REQUIRED TASK
Check each line of the listing below for the word "chart" and say how many lines have it. Nothing else should be written.

RECORDS PROVIDED

┄┄┄┄┄┄┄┄┄┄

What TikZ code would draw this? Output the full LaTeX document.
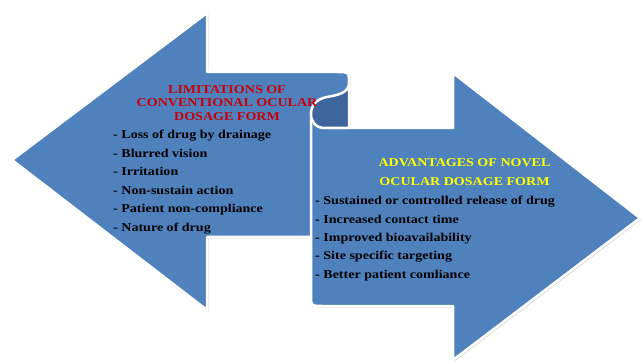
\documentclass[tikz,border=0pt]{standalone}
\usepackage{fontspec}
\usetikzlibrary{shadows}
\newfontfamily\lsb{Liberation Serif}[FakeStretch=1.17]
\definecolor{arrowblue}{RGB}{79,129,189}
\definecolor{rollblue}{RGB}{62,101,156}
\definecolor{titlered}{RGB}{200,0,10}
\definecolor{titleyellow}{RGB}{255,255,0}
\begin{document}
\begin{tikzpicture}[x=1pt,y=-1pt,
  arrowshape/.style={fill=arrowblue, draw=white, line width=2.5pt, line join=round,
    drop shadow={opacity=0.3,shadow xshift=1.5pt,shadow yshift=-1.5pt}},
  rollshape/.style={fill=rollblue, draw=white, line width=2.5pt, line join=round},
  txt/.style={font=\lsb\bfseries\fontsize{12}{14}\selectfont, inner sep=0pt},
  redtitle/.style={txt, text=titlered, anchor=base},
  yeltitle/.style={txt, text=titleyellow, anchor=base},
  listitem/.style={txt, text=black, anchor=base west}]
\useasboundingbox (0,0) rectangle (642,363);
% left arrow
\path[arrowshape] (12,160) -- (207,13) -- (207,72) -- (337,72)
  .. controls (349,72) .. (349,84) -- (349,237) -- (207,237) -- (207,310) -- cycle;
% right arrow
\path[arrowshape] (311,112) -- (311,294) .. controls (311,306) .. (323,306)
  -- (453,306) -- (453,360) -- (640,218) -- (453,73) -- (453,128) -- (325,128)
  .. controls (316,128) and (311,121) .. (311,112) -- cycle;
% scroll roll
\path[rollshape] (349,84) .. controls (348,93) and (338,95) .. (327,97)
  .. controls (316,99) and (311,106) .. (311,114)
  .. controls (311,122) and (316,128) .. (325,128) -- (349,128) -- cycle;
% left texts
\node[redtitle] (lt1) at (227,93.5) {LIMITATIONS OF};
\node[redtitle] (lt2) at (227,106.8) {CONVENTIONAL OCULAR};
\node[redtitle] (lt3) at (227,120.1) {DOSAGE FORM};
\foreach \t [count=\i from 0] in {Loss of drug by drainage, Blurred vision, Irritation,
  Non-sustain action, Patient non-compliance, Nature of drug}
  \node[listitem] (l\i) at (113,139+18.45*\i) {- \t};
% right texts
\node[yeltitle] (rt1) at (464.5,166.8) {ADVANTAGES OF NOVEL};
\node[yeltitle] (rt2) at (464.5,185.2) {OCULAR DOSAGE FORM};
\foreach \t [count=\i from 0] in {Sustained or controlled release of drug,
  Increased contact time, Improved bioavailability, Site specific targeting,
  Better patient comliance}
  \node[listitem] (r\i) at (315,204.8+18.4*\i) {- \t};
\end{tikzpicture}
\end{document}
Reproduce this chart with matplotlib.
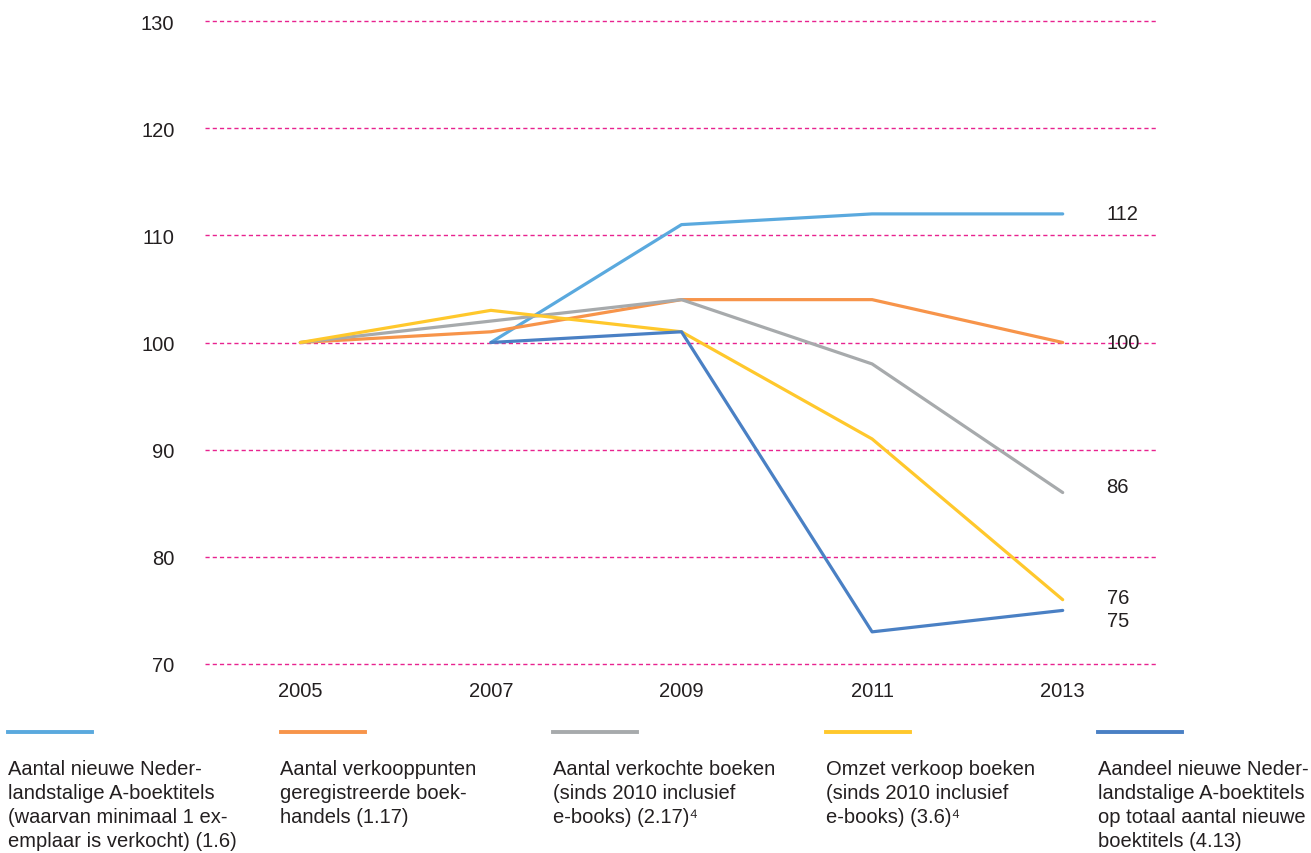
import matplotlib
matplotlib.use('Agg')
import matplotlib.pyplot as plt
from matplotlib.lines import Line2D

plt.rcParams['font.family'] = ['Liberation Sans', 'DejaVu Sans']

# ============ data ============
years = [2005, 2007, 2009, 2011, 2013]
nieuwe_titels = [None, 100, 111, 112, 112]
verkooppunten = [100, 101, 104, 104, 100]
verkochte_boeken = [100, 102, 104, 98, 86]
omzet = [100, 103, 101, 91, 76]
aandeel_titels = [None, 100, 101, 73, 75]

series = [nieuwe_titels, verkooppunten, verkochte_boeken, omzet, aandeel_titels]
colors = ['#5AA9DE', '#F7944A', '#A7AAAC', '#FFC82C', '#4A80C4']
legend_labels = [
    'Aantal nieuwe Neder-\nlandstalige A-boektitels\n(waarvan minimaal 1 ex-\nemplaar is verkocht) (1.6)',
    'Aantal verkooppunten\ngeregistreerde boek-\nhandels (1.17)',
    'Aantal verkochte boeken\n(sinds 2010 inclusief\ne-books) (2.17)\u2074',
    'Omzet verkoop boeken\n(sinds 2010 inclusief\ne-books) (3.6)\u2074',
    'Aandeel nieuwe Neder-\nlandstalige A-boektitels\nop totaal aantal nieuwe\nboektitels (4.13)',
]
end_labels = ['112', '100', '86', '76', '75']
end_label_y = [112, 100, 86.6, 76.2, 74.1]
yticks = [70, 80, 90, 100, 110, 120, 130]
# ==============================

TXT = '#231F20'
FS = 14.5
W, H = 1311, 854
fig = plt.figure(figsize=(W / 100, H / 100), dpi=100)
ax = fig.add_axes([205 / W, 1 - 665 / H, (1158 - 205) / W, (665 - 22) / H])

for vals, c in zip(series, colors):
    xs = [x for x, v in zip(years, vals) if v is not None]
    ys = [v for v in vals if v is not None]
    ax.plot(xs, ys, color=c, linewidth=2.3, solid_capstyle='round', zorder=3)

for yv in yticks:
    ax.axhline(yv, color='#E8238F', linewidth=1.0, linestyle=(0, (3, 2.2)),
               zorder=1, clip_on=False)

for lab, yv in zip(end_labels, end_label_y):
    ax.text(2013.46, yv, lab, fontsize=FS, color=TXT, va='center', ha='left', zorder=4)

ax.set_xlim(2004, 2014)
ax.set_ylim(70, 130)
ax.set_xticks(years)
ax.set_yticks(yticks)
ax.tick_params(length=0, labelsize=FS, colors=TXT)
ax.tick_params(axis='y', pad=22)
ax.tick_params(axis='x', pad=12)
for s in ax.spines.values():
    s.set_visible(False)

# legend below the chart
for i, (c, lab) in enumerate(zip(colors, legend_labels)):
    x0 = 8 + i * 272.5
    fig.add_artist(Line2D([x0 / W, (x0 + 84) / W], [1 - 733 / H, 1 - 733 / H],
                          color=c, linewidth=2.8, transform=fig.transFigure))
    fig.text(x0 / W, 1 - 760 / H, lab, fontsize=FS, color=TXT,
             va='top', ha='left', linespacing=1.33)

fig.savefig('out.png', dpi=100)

┄┄┄┄┄┄┄┄┄┄

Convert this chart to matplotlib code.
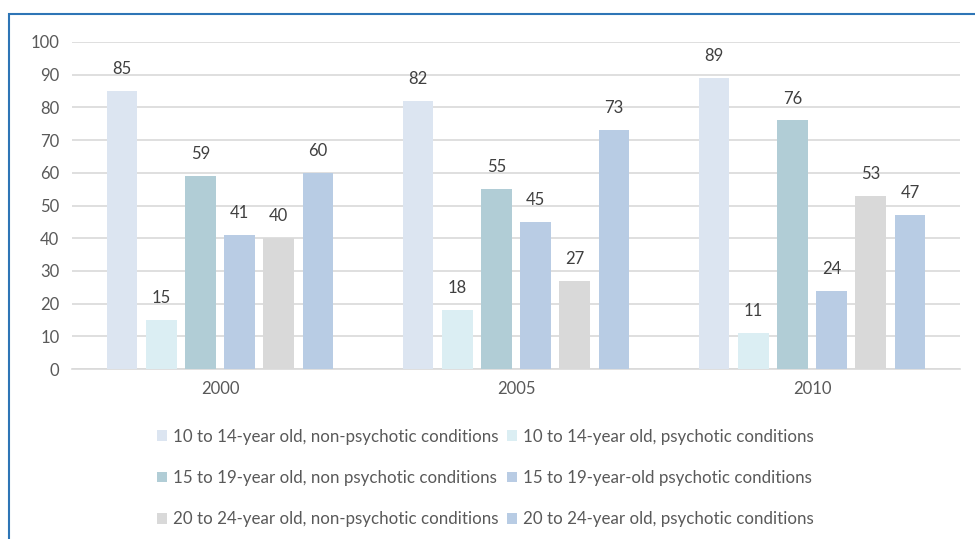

┄┄┄┄┄┄┄┄┄┄

EXPECTED OUTPUT
3